Casualties and losses
- 800 killed 135 ships: Unknown (light)

= Battle of Lake Tunis =

149 BC series of engagements in the Third Punic War

The Battle of Lake Tunis was a series of engagements of the Third Punic War fought in 149 BC between the Carthaginians and the Roman Republic. Roman consuls Manius Manilius and Lucius Marcius Censorinus, leading separate forces, made several unsuccessful attempts to breach the walls of Carthage. Later, the Carthaginians launched fire ships, which destroyed most of the Roman fleet. Eventually Censorinus returned to Rome, leaving Manilius to continue fighting.

== Initial assault ==
When the Roman consuls Manius Manilius and Lucius Marcius Censorinus made their beachhead at Carthage, they deployed separately in two locations; Manilius set up his camp on the isthmus leading up to the city, directly facing the citadel of Byrsa, while Censorinus made his encampment on the shore of Lake Tunis, opposite the western wall of Carthage. Manilius planned to fill the ditch facing the southern wall and from there scale it, while Censorinus intended to raise ladders to the western wall from the ground and the decks of the ships.
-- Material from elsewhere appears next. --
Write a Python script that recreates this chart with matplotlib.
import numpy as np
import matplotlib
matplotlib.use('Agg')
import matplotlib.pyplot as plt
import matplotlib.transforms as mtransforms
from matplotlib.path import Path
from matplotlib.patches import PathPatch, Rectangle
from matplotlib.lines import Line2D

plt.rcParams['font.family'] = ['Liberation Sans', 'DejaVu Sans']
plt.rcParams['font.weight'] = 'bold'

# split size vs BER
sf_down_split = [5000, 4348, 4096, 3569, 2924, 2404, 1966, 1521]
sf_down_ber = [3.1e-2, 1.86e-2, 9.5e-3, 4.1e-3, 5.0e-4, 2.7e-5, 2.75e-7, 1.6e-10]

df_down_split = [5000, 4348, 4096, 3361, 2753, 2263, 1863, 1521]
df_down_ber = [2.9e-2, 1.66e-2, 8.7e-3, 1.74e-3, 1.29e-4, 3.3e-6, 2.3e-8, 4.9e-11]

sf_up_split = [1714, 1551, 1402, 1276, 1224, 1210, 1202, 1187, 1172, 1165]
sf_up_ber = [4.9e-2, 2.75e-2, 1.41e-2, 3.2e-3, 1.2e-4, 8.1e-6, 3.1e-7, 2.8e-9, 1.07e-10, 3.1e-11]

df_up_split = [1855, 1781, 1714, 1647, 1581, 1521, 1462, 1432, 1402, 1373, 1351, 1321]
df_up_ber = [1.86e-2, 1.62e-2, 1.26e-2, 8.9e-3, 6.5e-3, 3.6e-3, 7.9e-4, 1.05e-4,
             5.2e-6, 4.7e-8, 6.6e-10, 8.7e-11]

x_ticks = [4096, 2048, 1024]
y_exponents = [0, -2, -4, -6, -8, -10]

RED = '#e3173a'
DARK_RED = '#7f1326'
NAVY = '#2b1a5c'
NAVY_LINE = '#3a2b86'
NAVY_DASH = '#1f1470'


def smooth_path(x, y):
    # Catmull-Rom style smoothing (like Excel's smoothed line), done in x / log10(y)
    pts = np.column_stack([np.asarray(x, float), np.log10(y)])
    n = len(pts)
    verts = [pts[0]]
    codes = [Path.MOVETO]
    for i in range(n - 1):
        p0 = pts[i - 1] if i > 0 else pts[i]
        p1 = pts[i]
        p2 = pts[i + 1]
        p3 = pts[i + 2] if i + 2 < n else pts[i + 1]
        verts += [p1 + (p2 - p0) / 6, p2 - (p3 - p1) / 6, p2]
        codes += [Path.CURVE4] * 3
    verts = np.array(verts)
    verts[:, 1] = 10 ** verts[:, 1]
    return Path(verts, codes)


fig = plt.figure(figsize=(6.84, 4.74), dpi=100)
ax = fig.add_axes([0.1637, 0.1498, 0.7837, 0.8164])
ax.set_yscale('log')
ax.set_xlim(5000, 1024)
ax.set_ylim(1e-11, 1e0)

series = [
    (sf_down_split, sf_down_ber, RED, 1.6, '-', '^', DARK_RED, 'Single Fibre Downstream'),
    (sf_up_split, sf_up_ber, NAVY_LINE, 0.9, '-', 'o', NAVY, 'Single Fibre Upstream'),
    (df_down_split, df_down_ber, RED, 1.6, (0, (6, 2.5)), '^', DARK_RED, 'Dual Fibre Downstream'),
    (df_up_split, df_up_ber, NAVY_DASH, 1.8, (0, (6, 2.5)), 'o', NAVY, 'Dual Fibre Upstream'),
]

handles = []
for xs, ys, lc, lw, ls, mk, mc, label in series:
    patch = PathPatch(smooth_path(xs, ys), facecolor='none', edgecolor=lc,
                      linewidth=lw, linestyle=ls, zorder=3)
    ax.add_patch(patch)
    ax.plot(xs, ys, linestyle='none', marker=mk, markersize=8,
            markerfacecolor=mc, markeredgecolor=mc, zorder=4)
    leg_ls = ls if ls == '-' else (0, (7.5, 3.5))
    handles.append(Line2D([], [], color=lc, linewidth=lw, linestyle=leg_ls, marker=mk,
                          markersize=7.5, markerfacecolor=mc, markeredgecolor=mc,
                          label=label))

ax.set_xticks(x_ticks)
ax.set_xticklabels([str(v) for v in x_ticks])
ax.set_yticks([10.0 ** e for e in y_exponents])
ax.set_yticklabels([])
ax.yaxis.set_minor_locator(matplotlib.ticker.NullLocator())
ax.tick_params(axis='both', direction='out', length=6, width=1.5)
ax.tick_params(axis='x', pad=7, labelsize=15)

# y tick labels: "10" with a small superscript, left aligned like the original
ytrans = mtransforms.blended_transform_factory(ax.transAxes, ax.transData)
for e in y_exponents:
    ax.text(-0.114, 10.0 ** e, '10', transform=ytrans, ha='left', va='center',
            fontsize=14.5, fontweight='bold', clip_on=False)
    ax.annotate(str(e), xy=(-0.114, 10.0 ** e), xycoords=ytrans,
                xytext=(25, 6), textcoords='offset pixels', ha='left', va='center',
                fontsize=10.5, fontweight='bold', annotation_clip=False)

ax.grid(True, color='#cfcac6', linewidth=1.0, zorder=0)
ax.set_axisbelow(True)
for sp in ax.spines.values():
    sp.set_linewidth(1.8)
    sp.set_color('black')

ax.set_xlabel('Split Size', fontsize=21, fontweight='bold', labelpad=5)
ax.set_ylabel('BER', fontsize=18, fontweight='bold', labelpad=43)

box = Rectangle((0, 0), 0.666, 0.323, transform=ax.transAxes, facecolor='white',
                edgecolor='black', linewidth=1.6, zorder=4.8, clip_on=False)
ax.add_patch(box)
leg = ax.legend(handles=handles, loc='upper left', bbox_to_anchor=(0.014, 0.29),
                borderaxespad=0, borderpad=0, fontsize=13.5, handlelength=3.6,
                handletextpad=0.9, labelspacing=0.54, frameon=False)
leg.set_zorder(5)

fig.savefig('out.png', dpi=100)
Two initial assaults were made. The consuls thought the Carthaginians were without arms, but they were surprised to find the citizens re-armed, and both attempts were repelled. Fearing the approach of Hasdrubal the Boetharch, who was encamped on the other side of Lake Tunis, each consul fortified his camp.
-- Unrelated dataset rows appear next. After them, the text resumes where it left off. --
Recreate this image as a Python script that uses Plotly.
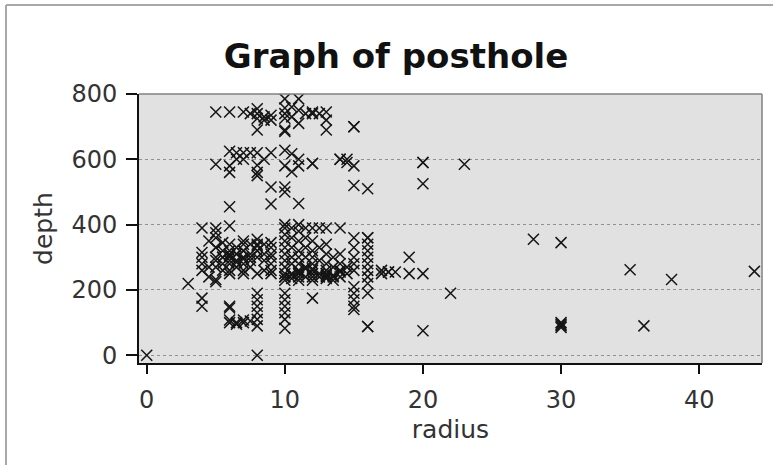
import plotly.graph_objects as go

# ---- data ----
radius = (
    [0, 3]
    + [4] * 7 + [4.5] * 3 + [5] * 11 + [5.5] * 5 + [6] * 17 + [6.5] * 8
    + [7] * 12 + [7.5] * 7 + [8] * 20 + [8.5] * 7 + [9] * 11
    + [10] * 27 + [10.5] * 11 + [11] * 15 + [11.5] * 7 + [12] * 13
    + [12.5] * 5 + [13] * 10 + [13.5] * 4 + [14] * 7 + [14.5] * 4
    + [15] * 14 + [16] * 13 + [17] * 2 + [17.5] * 2 + [18] + [19] * 2
    + [20] * 5 + [22, 23, 28] + [30] * 5 + [35, 36, 38, 44]
    # extra overlapping records in the dense cores
    + [5.5, 6, 6.5, 7, 5, 6, 7, 8, 6.5, 7.5, 10.5, 11, 11.5, 12, 12.5, 13, 13.5, 14, 10, 11, 12, 13, 8, 9]
)
depth = (
    [0, 220]
    + [390, 315, 260, 175, 150, 300, 280]
    + [350, 270, 240]
    + [745, 585, 390, 375, 360, 330, 300, 290, 270, 232, 225]
    + [345, 320, 300, 280, 260]
    + [745, 625, 580, 560, 455, 396, 340, 320, 310, 300, 280, 260, 250, 150, 145, 108, 100]
    + [620, 600, 330, 310, 290, 270, 100, 95]
    + [745, 620, 600, 350, 340, 320, 300, 280, 260, 250, 108, 100]
    + [740, 620, 340, 310, 290, 270, 105]
    + [755, 740, 725, 690, 620, 582, 560, 550, 355, 340, 320, 300, 250, 190, 170, 150, 130, 110, 90, 0]
    + [730, 720, 600, 340, 310, 290, 260]
    + [735, 720, 620, 515, 463, 345, 330, 300, 280, 260, 250]
    + [785, 757, 740, 726, 690, 685, 628, 580, 515, 500, 400, 390, 370, 350, 330, 310, 290, 270,
       250, 240, 230, 190, 170, 150, 130, 110, 83]
    + [760, 730, 617, 562, 390, 360, 330, 300, 280, 250, 235]
    + [785, 750, 710, 600, 580, 465, 400, 380, 350, 320, 300, 280, 260, 240, 230]
    + [740, 390, 360, 330, 300, 270, 240]
    + [745, 740, 587, 587, 390, 350, 320, 300, 280, 260, 240, 230, 175]
    + [740, 390, 330, 290, 250]
    + [745, 720, 690, 390, 340, 310, 280, 260, 250, 240]
    + [300, 270, 240, 230]
    + [600, 600, 390, 310, 280, 260, 240]
    + [600, 590, 270, 250]
    + [700, 700, 580, 520, 360, 330, 300, 280, 260, 210, 190, 170, 150, 140]
    + [510, 360, 360, 340, 320, 300, 280, 260, 240, 220, 190, 88, 88]
    + [260, 250]
    + [255, 255]
    + [255]
    + [300, 250]
    + [590, 590, 525, 250, 75]
    + [190, 585, 355]
    + [345, 100, 95, 90, 85]
    + [262, 90, 232, 257]
    + [300, 290, 310, 320, 330, 305, 295, 335, 285, 300, 245, 255, 265, 250, 240, 235, 245, 255,
       240, 250, 265, 245, 320, 310]
)

x_ticks = [0, 10, 20, 30, 40]
y_ticks = [0, 200, 400, 600, 800]

W, H = 773, 465
ML, MR, MT, MB = 139, 11, 94, 102
PW, PH = W - ML - MR, H - MT - MB

fig = go.Figure()
fig.add_trace(go.Scatter(
    x=radius, y=depth, mode="markers",
    marker=dict(symbol="x-thin", size=11, line=dict(width=1.5, color="#151515"), color="#151515"),
    cliponaxis=True, showlegend=False,
))

font = "DejaVu Sans, Verdana, sans-serif"

def px_x(p):
    return (p - ML) / PW

def px_y(p):
    return (H - MB - p) / PH

shapes = [
    dict(type="line", xref="paper", yref="paper", x0=0, x1=1, y0=1, y1=1,
         line=dict(color="#808080", width=1.5)),
    dict(type="line", xref="paper", yref="paper", x0=1, x1=1, y0=0, y1=1,
         line=dict(color="#808080", width=1.5)),
    dict(type="line", xref="paper", yref="paper", x0=px_x(6), x1=px_x(6), y0=px_y(465), y1=px_y(5),
         line=dict(color="#a8a8a8", width=2)),
    dict(type="line", xref="paper", yref="paper", x0=px_x(6), x1=px_x(773), y0=px_y(5), y1=px_y(5),
         line=dict(color="#a8a8a8", width=2)),
]

fig.update_layout(
    width=W, height=H,
    margin=dict(l=ML, r=MR, t=MT, b=MB, pad=0),
    paper_bgcolor="white",
    plot_bgcolor="#e1e1e1",
    title=dict(text="<b>Graph of posthole</b>", x=396 / W, xref="container", xanchor="center",
               y=1 - 56 / H, yref="container", yanchor="middle",
               font=dict(family=font, size=34, color="#111111")),
    shapes=shapes,
    font=dict(family=font, color="#333333"),
)
fig.update_xaxes(
    range=[-0.56, 44.55], tickvals=x_ticks, ticktext=[str(v) for v in x_ticks],
    showgrid=False, zeroline=False, showline=True, linecolor="#111111", linewidth=2,
    ticks="outside", ticklen=9, tickwidth=2, tickcolor="#111111", ticklabelstandoff=5,
    tickfont=dict(family=font, size=24, color="#333333"),
    title=dict(text="radius", font=dict(family=font, size=25, color="#333333"), standoff=8),
)
fig.update_yaxes(
    range=[-23.6, 800], tickvals=y_ticks, ticktext=[str(v) for v in y_ticks],
    showgrid=True, gridcolor="#909090", griddash="dot", gridwidth=1.2,
    zeroline=False, showline=True, linecolor="#111111", linewidth=2,
    ticks="outside", ticklen=11, tickwidth=2, tickcolor="#111111", ticklabelstandoff=4,
    tickfont=dict(family=font, size=24, color="#333333"),
    title=dict(text="depth", font=dict(family=font, size=25, color="#333333"), standoff=12),
)

fig.write_html("out.html", config={"displayModeBar": False},
               post_script="document.body.style.margin='0px';")
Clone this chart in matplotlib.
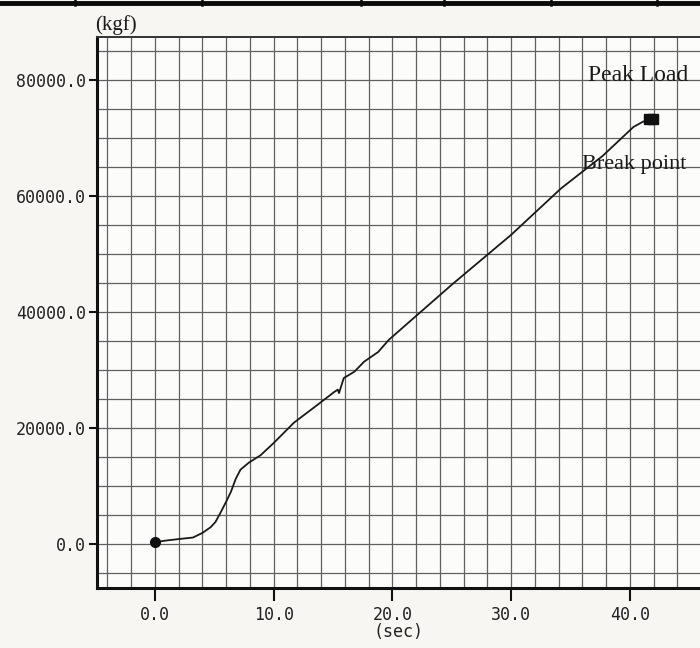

== Surprise attack on Censorinus's camp ==
After fortifying his camp, Censorinus dispatched his men to gather timber from the far side of Lake Tunis, intending to build new siege engines. Himilco Phameas, the Carthaginian cavalry commander, seized this opportunity to attack the gatherers, resulting in a loss of 500 Roman soldiers and a great deal of tools for constructing siege works. Nevertheless, Censorinus acquired sufficient timber to build siege engines and ladders, and he and Manilius launched another attack on the city in concert, which was again repulsed. Manilius decided against launching another assault on the walls from the isthmus, but Censorinus, having filled up parts of the lake to provide room, constructed two battering rams, one for his fleet and another supported by 6000 infantry. In the subsequent assault on the walls from Lake Tunis, his troops managed to breach Carthage's wall before being driven off by the defenders, who hastily began repairing the breach. Fearing a second assault, the Carthaginians sallied from the unrepaired wall that evening and assaulted the camp on Lake Tunis, burning many of the Roman siege engines.
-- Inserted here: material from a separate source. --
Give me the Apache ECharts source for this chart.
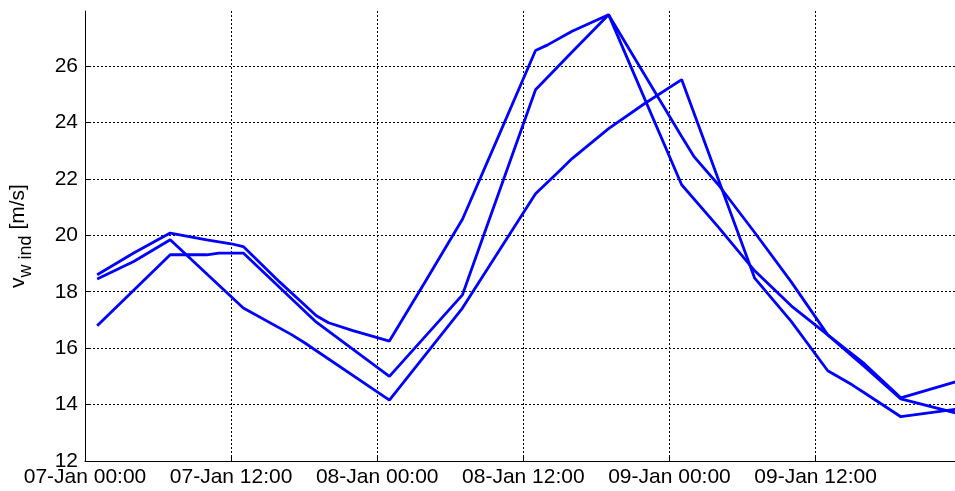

The next day, the Roman troops attempted to break through the gap in the wall, though Scipio Aemilianus, then serving as military tribune under Censorinus, refused to enter and held his troops in reserve, instead spacing them at regular intervals along the wall. While Aemilianus's troops avoided battle, the other troops were met by staunch resistance in the gap, suffering heavy casualties.

== Roman withdrawal and fire attack ==

Around 27 July - at the appearance of Sirius on the horizon at sunrise - Censorinus faced an epidemic in his ranks, having kept his troops on stagnant water with poor airflow from the sea over Carthage's walls. Accordingly, he relocated his camp to a site on the shore of the sea. The Carthaginians, noting the movement of the Roman fleet, constructed fire ships in their harbour and launched them along the coastline when the Roman fleet came into view. The resulting fire attack destroyed most of the Roman fleet, and substantially set back the Roman assault. Shortly afterwards, Censorinus returned to Rome to conduct elections, and the attacks on Manilius increased in intensity.